### The problem
Up to and including the line that contains "XAxis, YAxis, CartesianGrid", repeat each line of the data exactly, starting from the first.

### Information supplied
►

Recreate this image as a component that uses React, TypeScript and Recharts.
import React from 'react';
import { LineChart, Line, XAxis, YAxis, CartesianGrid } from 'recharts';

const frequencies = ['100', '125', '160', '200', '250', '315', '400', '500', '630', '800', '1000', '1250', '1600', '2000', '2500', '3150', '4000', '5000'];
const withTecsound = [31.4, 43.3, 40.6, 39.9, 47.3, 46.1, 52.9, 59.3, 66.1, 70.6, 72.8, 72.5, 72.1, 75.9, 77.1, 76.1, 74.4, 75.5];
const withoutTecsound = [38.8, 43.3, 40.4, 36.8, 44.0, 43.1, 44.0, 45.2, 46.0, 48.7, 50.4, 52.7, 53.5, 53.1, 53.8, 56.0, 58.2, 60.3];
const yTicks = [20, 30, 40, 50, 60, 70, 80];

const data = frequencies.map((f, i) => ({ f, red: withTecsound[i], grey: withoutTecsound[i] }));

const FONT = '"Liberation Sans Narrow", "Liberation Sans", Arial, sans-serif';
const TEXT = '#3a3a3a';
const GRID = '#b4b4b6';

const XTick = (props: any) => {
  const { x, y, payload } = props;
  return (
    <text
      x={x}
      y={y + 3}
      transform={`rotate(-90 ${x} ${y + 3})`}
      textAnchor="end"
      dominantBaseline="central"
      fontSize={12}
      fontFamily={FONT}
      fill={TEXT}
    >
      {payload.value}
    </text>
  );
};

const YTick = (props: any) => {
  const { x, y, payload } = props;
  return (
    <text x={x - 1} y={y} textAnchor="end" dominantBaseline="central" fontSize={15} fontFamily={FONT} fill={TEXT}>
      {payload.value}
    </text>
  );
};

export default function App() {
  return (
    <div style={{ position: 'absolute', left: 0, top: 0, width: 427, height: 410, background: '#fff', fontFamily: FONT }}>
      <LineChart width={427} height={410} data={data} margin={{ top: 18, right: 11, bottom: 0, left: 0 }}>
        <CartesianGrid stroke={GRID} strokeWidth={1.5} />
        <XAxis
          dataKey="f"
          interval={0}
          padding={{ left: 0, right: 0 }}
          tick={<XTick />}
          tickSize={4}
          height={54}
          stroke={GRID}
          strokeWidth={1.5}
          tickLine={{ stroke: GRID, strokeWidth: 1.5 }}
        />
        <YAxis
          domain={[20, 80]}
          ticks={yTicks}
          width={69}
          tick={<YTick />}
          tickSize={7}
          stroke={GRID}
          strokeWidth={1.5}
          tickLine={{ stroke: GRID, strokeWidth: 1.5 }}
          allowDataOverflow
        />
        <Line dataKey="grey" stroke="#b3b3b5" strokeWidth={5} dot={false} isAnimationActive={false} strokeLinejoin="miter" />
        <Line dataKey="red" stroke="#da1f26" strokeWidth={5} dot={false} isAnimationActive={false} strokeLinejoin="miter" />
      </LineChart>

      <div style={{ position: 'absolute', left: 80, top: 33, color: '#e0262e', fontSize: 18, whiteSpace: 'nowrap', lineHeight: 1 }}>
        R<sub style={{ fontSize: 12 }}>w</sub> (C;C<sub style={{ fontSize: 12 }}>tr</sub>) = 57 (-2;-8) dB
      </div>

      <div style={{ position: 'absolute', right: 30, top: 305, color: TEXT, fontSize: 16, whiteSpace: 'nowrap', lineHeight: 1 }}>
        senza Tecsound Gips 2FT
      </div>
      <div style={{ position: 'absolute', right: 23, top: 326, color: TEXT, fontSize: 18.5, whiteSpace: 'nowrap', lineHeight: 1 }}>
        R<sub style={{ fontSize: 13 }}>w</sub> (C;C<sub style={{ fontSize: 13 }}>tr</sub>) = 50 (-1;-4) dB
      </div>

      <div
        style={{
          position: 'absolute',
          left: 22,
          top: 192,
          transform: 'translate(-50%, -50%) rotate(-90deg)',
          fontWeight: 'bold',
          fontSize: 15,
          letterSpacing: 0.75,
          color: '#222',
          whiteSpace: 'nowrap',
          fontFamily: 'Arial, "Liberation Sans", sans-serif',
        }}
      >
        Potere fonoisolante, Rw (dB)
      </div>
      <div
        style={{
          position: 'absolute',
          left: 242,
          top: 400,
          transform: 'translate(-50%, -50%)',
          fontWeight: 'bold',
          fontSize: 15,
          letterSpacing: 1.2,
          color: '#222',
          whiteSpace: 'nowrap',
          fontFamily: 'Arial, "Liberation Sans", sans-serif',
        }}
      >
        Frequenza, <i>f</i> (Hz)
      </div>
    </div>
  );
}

◄

### Result
Recreate this image as a component that uses React, TypeScript and Recharts.
import React from 'react';
import { LineChart, Line, XAxis, YAxis, CartesianGrid } from 'recharts';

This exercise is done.